- [Set exercise] Say how many lines hold the string "this", and nothing more.

- [Records supplied]

.....

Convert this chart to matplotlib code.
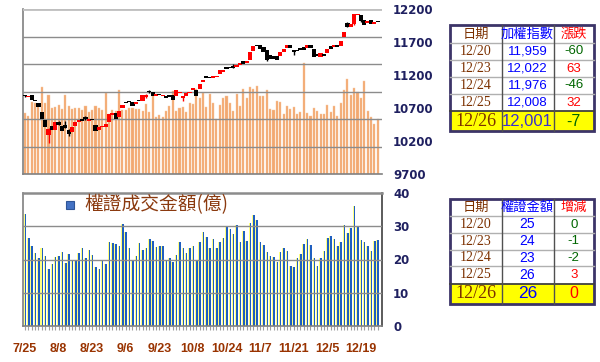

.....

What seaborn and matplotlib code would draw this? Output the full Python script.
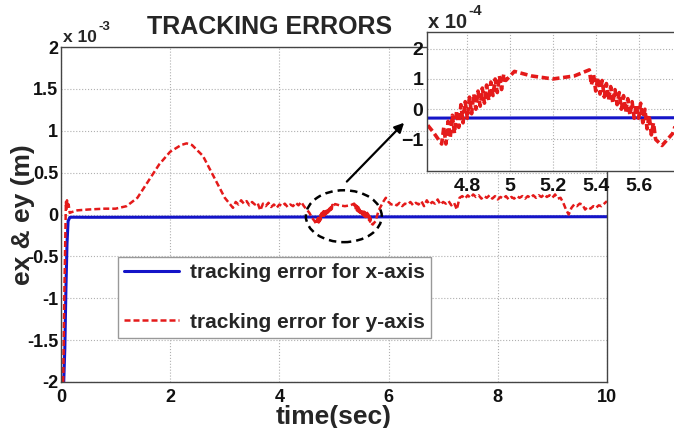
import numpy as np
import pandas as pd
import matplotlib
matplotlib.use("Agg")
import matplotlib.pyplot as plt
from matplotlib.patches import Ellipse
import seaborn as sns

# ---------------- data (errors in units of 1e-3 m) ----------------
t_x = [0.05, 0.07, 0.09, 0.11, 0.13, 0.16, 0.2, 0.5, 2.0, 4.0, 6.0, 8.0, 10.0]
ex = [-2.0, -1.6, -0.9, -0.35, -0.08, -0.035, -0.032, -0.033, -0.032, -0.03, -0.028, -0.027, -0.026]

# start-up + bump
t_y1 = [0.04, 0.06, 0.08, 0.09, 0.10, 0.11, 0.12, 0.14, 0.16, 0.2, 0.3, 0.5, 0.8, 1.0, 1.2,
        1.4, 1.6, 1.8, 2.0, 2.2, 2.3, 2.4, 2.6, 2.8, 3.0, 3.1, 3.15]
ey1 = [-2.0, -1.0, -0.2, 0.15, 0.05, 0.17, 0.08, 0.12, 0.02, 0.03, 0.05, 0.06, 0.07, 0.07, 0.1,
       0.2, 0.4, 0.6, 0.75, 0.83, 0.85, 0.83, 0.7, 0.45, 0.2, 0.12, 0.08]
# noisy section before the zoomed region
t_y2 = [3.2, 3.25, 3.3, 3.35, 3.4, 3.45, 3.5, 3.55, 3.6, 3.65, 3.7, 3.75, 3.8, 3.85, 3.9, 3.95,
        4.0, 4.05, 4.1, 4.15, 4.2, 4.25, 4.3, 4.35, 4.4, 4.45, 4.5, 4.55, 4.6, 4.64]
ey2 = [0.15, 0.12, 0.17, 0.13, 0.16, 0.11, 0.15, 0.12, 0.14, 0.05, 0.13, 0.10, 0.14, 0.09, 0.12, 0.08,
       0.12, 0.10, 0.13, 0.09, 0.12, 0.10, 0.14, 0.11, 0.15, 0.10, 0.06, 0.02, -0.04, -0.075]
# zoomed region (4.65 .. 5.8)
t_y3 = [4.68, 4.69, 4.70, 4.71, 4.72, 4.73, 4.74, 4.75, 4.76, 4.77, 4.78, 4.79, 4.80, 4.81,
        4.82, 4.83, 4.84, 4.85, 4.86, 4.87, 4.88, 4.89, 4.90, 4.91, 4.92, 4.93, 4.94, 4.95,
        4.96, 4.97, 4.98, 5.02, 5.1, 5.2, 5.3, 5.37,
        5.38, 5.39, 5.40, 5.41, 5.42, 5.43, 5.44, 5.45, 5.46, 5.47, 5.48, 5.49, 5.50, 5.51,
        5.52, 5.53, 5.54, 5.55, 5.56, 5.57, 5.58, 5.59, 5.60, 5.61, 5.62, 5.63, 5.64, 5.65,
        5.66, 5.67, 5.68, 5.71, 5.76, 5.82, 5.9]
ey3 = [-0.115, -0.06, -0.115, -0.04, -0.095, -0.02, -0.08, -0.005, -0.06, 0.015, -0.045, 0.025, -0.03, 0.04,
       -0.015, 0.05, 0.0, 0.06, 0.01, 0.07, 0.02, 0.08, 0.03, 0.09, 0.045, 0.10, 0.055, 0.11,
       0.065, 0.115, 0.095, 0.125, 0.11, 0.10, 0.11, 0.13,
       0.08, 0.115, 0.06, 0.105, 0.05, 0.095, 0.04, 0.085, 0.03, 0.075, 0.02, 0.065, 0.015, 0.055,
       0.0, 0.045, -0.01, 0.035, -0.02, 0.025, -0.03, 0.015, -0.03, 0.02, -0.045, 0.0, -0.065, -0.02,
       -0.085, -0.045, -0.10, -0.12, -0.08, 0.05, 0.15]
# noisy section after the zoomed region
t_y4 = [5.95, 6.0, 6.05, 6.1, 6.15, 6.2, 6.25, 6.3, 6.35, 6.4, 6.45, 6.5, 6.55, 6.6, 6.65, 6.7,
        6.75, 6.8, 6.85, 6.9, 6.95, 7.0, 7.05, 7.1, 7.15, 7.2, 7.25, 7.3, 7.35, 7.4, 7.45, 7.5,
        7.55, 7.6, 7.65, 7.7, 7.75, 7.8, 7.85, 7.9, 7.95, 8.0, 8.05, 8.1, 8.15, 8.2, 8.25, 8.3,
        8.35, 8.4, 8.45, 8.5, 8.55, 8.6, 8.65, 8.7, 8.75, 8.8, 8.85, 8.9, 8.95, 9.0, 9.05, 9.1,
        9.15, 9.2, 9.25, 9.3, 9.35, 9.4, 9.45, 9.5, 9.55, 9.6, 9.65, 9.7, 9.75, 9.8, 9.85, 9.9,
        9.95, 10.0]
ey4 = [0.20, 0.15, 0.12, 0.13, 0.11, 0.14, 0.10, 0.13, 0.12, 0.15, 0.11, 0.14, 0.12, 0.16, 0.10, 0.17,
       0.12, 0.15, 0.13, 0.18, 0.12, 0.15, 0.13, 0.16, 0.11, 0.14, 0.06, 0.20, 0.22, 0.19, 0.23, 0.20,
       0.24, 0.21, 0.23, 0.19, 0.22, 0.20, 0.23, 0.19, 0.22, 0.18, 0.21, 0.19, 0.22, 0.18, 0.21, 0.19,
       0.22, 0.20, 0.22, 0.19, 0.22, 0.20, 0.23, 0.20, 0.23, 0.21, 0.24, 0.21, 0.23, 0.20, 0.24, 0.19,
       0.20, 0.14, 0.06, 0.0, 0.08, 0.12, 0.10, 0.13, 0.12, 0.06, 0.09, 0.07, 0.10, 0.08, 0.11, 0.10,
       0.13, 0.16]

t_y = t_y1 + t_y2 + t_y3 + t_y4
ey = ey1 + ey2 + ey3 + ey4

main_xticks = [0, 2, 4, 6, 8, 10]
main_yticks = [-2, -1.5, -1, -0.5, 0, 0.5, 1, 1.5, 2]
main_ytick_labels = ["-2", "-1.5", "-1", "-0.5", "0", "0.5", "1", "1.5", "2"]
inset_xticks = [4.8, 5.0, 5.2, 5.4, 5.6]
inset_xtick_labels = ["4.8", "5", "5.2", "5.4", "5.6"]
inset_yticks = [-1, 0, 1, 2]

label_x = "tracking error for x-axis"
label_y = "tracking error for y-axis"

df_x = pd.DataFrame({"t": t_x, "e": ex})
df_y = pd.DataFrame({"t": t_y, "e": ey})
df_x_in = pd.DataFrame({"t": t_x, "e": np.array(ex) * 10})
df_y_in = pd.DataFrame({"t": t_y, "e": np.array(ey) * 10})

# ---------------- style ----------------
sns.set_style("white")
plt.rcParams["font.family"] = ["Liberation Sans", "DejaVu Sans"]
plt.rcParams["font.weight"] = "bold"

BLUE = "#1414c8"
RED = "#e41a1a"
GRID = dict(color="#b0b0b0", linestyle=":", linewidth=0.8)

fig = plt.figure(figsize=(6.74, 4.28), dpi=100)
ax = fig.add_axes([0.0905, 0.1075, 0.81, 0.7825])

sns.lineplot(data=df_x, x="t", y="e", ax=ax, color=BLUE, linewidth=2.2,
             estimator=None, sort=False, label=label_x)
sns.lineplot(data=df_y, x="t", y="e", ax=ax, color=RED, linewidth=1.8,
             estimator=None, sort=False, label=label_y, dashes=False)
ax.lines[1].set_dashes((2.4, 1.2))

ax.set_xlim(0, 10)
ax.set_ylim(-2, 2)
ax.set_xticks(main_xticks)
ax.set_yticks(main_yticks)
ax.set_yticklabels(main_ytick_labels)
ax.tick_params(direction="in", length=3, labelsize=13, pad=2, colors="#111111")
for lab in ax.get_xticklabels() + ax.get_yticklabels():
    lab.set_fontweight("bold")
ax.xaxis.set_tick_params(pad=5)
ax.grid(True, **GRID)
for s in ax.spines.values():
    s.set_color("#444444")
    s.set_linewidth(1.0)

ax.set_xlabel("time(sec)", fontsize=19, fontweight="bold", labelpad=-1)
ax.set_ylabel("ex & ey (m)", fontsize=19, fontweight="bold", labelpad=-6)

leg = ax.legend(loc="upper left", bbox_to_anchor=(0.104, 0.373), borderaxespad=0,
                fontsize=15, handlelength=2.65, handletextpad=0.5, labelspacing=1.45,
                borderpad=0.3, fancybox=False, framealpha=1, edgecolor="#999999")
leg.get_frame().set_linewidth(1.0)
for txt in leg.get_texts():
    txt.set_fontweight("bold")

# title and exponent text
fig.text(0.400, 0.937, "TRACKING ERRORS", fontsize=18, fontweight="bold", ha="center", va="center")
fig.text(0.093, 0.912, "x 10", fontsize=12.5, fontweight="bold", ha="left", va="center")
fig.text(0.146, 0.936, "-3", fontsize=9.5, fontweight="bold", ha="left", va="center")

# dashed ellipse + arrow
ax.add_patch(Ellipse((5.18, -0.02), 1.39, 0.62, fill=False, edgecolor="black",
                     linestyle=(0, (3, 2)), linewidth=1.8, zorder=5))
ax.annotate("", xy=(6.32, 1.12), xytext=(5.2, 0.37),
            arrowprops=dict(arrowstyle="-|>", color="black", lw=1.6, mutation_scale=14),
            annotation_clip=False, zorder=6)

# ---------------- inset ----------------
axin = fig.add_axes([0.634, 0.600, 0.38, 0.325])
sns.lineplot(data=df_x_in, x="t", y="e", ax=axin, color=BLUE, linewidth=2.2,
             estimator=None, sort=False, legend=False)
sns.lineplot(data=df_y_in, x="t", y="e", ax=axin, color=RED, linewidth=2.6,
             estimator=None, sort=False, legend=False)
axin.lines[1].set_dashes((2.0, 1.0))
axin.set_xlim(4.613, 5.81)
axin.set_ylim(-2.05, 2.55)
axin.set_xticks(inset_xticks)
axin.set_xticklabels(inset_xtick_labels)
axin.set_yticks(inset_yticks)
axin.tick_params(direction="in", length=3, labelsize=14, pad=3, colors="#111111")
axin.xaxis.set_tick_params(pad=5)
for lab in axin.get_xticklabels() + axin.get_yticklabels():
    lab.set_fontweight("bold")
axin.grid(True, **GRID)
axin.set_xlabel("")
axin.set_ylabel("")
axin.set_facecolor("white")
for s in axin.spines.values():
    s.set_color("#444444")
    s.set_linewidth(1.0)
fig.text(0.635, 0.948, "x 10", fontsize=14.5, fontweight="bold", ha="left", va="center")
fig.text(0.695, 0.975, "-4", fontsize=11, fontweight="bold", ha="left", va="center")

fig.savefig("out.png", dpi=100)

.....

- [Response to the task] 2